Während einer der Eigentümer einer Wohnung aus der Bornstraße 7 der Stuttgarter Hausbesitzerin schriftlich untersagt hat, sein Grundstück zu betreten, um dort Veränderungen vorzunehmen, lagern die großen Betonblöcke schon im Hinterhof und warten darauf, in den Beeten vergraben zu werden.

Ungeklärt ist auch, was mit den Bäumen passieren wird. Die Verwalter der Wohnungen 7a-d haben Julia Seydelmann per Brief zur Klärung aufgefordert, wie mit den Bäumen weiter verfahren werden soll, "da hier bei den Grundstücksbefestigungsarbeiten erhebliche Erdarbeiten im Bereich der Bäume durchgeführt werden sollen, welche die Standfestigkeit der Bäume noch weiter gefährden wird".

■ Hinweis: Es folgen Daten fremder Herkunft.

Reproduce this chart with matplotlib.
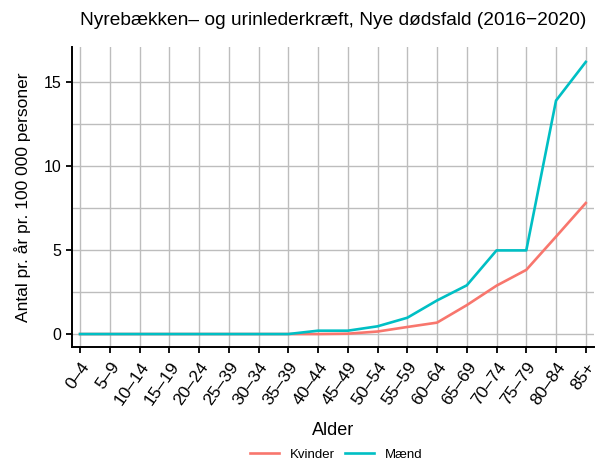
import matplotlib
matplotlib.use("Agg")
import matplotlib.pyplot as plt

# data
age_groups = ["0–4", "5–9", "10–14", "15–19", "20–24", "25–39", "30–34", "35–39",
              "40–44", "45–49", "50–54", "55–59", "60–64", "65–69", "70–74",
              "75–79", "80–84", "85+"]
kvinder = [0, 0, 0, 0, 0, 0, 0, 0, 0, 0.02, 0.15, 0.42, 0.68, 1.72, 2.88, 3.82, 5.8, 7.8]
maend = [0, 0, 0, 0, 0, 0, 0, 0, 0.2, 0.2, 0.46, 0.97, 2.0, 2.9, 4.98, 4.98, 13.9, 16.2]

plt.rcParams["font.family"] = ["Liberation Sans", "DejaVu Sans"]

fig = plt.figure(figsize=(5.95, 4.67), dpi=100)
ax = fig.add_axes([0.121, 0.257, 0.877, 0.642])

x = list(range(len(age_groups)))
ax.plot(x, kvinder, color="#F8766D", lw=1.9, label="Kvinder", zorder=3)
ax.plot(x, maend, color="#00BFC4", lw=1.9, label="Mænd", zorder=3)

ax.set_xlim(-0.27, len(age_groups) - 1 + 0.27)
ax.set_ylim(-0.77, 17.08)
ax.set_xticks(x)
ax.set_xticklabels(age_groups, rotation=55, ha="right", rotation_mode="anchor", fontsize=12.5)
ax.set_yticks([0, 5, 10, 15])
ax.set_yticks([2.5, 7.5, 12.5], minor=True)
ax.tick_params(axis="y", which="minor", length=0)
ax.tick_params(axis="both", which="major", length=4, width=1.3, color="black")
ax.tick_params(axis="y", labelsize=11.5)
ax.tick_params(axis="x", pad=5)

ax.grid(True, which="major", color="#bdbdbd", lw=1.0)
ax.grid(True, which="minor", axis="y", color="#bdbdbd", lw=1.0)
ax.set_axisbelow(True)

for s in ["top", "right"]:
    ax.spines[s].set_visible(False)
for s in ["left", "bottom"]:
    ax.spines[s].set_linewidth(1.4)
    ax.spines[s].set_color("black")

ax.set_xlabel("Alder", fontsize=13, labelpad=10)
ax.set_ylabel("Antal pr. år pr. 100 000 personer", fontsize=12.5, labelpad=9)
ax.set_title("Nyrebækken– og urinlederkræft, Nye dødsfald (2016−2020)", fontsize=13.8, pad=16)

fig.legend(loc="lower center", bbox_to_anchor=(0.565, -0.012), ncol=2, frameon=False,
           fontsize=9.5, handlelength=2.2, columnspacing=0.8, handletextpad=0.8)

fig.savefig("out.png", dpi=100)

Gegenüber dem Abendblatt begründete die Seydelmann GmbH ihr Vorgehen vor allem mit haftungsrechtlichen Gründen. Da von den Eigentümern und Mietern der Häuser 7a-d der Vorwurf erhoben wurde, das Nachbargrundstück würde abrutschen und ihr Grundstück gefährden, sei man allein aus diesem Grund verpflichtet, entsprechende Gegenmaßnahmen zu ergreifen und eine neue Grundstücksbefestigung zu errichten. Die Beeinträchtigung des Ausblicks betreffe auch nur die Souterrainebene, da die neuen Steinelemente auf dem bisherigen Niveau des Grundstücks Bornstraße 10/11 enden würden.

Die Befürchtung der Mieter allerdings, dass die neue Befestigung womöglich nur der Anfang für ein größeres Bauvorhaben auf dem attraktiven Innenstadt-Grundstück sein könnte, scheint unberechtigt. Weitere Baumaßnahmen, so ließ die Besitzerin verlauten, seien nicht geplant.